At the conference, which took place in Jerusalem earlier this month, the panel on homosexuality included an Israeli lesbian who was raised Orthodox, a woman who was born male into an Orthodox family and an Orthodox woman whose son is gay. Rabbi Dr. Haviva Ner David, who has written extensively about her family’s journey with her gay brother, said “I was pleasantly surprised to see that this session was included in the conference and was afraid because of its relatively radical nature that it would not be well attended. I was even more pleasantly surprised to see that the room was packed when I got there and that the audience was supportive, sympathetic, and respectful to the panelists.”

It seems that the community is working to put an end to issues that have been silenced in the past.

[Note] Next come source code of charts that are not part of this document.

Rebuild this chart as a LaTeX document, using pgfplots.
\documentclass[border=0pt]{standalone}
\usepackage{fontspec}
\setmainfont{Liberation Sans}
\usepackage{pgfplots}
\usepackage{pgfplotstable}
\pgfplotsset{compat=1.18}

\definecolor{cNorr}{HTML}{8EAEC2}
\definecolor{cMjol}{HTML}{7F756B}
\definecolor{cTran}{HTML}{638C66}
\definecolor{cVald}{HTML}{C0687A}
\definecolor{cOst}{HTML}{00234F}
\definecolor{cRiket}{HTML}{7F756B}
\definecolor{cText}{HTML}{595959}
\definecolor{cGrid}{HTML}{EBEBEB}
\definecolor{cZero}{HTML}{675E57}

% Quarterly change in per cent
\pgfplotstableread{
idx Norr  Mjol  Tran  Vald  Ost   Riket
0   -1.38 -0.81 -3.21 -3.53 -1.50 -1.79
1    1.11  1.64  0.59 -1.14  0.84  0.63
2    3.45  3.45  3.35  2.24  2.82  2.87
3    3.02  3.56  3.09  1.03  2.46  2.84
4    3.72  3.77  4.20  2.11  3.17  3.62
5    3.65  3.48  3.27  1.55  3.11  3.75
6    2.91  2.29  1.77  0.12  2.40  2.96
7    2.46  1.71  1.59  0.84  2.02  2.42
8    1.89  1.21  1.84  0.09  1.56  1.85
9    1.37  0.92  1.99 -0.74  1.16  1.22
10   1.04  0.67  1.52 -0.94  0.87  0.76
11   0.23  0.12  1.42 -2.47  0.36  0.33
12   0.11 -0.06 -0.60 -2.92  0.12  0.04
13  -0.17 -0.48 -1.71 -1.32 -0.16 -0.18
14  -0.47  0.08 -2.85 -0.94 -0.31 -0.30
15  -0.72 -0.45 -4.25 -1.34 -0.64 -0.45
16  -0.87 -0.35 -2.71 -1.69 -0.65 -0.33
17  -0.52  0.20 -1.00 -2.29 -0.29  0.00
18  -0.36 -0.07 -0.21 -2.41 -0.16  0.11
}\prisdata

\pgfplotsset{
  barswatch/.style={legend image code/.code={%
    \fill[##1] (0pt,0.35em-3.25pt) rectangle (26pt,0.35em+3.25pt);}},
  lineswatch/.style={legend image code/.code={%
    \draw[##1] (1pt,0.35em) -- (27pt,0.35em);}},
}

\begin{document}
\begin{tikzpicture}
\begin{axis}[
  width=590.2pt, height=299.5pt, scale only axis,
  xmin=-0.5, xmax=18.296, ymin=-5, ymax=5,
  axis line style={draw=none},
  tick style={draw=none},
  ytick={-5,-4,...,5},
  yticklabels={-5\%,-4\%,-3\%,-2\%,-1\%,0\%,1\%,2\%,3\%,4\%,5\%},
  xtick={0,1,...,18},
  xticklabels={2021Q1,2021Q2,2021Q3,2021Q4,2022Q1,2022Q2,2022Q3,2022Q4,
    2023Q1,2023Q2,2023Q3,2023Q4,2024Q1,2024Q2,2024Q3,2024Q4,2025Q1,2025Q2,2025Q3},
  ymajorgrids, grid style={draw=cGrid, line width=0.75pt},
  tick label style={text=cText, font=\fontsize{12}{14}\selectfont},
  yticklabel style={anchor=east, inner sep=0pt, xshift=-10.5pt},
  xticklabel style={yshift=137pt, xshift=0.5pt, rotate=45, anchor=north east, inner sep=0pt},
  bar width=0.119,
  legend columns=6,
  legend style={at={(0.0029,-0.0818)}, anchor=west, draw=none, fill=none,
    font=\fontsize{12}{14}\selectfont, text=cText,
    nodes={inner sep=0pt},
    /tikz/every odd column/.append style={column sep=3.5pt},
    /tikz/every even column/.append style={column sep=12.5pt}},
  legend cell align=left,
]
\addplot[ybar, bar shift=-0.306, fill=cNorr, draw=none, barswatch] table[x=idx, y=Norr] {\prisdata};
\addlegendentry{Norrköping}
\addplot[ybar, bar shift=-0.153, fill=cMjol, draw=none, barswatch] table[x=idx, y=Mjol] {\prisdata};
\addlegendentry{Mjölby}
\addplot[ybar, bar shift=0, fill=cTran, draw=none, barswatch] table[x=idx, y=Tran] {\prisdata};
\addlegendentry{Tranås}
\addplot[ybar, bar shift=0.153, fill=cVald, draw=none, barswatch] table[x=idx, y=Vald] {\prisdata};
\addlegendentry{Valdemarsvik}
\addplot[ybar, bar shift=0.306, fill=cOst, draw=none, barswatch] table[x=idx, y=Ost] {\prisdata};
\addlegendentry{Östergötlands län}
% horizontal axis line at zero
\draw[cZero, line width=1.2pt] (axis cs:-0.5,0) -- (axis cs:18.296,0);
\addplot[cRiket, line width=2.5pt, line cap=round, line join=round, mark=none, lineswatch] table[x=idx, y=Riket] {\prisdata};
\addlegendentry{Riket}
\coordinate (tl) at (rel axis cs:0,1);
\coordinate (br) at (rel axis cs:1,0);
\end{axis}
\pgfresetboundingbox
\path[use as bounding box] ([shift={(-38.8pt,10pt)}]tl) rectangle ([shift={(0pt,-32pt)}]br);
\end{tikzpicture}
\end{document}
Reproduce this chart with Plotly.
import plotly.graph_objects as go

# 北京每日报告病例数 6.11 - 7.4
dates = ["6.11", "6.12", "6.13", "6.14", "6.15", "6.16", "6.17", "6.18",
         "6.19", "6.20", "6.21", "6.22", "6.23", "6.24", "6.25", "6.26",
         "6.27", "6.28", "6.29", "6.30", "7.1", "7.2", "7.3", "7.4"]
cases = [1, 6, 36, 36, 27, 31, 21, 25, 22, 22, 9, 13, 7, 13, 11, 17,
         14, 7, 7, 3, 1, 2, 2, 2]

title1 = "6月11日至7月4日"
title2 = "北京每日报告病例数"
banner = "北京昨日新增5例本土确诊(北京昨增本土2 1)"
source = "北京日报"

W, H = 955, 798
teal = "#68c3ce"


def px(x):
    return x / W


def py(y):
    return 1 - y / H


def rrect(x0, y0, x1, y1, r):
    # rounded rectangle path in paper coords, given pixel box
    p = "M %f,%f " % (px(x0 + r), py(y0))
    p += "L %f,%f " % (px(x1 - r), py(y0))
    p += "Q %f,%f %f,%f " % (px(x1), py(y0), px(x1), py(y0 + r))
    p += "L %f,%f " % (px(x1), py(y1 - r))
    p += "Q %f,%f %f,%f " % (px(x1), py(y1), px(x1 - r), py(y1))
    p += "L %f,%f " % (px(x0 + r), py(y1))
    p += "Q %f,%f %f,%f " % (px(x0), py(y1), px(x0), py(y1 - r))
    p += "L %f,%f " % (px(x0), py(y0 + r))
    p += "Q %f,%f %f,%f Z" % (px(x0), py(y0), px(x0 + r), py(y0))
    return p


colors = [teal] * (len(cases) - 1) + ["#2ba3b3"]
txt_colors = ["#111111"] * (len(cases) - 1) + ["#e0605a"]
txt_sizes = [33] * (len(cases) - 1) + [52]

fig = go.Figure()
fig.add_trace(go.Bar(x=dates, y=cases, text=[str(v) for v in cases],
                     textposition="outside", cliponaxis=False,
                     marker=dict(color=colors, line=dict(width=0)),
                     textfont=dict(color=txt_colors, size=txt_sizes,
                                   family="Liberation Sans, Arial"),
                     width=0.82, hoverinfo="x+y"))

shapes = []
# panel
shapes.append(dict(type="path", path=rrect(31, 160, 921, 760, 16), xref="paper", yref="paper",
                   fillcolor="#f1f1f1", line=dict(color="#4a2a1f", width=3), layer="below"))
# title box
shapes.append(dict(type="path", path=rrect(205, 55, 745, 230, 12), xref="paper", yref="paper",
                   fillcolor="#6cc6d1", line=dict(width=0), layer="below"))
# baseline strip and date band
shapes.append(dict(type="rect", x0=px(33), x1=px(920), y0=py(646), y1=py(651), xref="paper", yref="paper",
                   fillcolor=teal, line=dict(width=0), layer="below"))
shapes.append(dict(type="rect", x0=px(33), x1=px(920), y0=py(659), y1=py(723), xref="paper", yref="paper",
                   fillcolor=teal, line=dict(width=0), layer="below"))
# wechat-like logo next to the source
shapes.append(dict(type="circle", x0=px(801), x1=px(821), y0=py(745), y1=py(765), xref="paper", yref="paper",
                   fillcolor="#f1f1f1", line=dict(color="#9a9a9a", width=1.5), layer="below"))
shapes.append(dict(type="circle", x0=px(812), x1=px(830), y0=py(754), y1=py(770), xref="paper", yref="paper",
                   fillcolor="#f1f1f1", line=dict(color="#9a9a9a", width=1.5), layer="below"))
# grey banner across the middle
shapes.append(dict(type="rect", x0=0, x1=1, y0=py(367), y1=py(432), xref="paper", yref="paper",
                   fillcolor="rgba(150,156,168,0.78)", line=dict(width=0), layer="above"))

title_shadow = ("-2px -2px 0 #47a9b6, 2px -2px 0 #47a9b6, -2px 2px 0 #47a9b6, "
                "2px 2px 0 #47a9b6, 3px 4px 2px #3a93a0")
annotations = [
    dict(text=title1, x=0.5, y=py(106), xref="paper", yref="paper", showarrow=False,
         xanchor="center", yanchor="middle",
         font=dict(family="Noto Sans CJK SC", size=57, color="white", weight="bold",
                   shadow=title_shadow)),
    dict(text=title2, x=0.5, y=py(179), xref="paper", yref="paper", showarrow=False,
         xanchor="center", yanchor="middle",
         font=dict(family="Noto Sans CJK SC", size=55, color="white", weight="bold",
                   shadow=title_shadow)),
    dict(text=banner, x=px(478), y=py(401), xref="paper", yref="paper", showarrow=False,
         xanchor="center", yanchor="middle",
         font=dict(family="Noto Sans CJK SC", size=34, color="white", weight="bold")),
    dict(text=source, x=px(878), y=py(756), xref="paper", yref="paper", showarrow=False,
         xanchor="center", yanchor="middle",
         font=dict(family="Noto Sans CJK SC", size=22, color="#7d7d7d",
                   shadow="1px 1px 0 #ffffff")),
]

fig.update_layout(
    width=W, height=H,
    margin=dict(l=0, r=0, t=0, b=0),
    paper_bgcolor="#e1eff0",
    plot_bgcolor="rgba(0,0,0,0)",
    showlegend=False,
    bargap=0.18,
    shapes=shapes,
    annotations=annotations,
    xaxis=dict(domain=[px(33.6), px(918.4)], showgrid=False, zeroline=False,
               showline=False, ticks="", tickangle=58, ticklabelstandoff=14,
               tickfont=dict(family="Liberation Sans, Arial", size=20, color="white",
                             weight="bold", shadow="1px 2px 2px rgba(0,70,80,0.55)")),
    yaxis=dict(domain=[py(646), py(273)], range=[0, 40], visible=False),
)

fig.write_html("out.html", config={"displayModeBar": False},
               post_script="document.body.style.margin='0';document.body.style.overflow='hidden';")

“They talked about everything,” Irit Glanz reported, nearly blushing, as she walked out of the session on sexuality, “and I mean everything.” I missed that session because during that time I was chairing a session on transformations in mikveh practice, which actually had the same basic message: we are here to unpack everything. Panelists talked about the problems that women have with going to mikveh, relating to body image and regimented sexual practice, and initiatives attempting to create a better experience.

The most startling panel I attended was the one in which Leah Shakdiel brought Muslim feminist women from the Negev who are part of a dialogue group of religious Jewish and Muslim women. I was riveted by the conversation comparing sharia courts with the beit din system, and the discussion of how women in both communities wrestle with covering their heads and bodies. The witty banter among women who are not afraid to speak their minds was refreshing.

Dr. Hannah Kehat, Kolech’s founder, said when she attends Muslim-Jewish dialogue groups she assumes she’ll be pegged as ‘the enemy’ because she lives in Gush Etzion, a long-established West Bank settlement. But as soon as they start to talk, she discovers that “the religious Muslim women often see me as their natural ally in the group. Because I understand – better than secular Muslims, better than secular Jewish feminists, and better than men – what their struggles are. I am in the same place that they are, living a religious life as a woman of the world among people who don’t always understand what I’m about, struggling against the imposition of secular culture. We often find that we have a common language that transcends a lot of the rhetoric of war and ethnicity that surrounds us.”

Religious women creating a new discourse about religion, state, and gender have the potential to cut across borders and realign conflicts and alliances. It requires women to be able to take a very broad view of their experience and understand that what guides us is perhaps less about a strict, unbending obedience to Jewish legal precepts and more about a deep, profound commitment to living a spiritual life.

This is a brand new direction for Orthodox women, and can, in my opinion, change the world.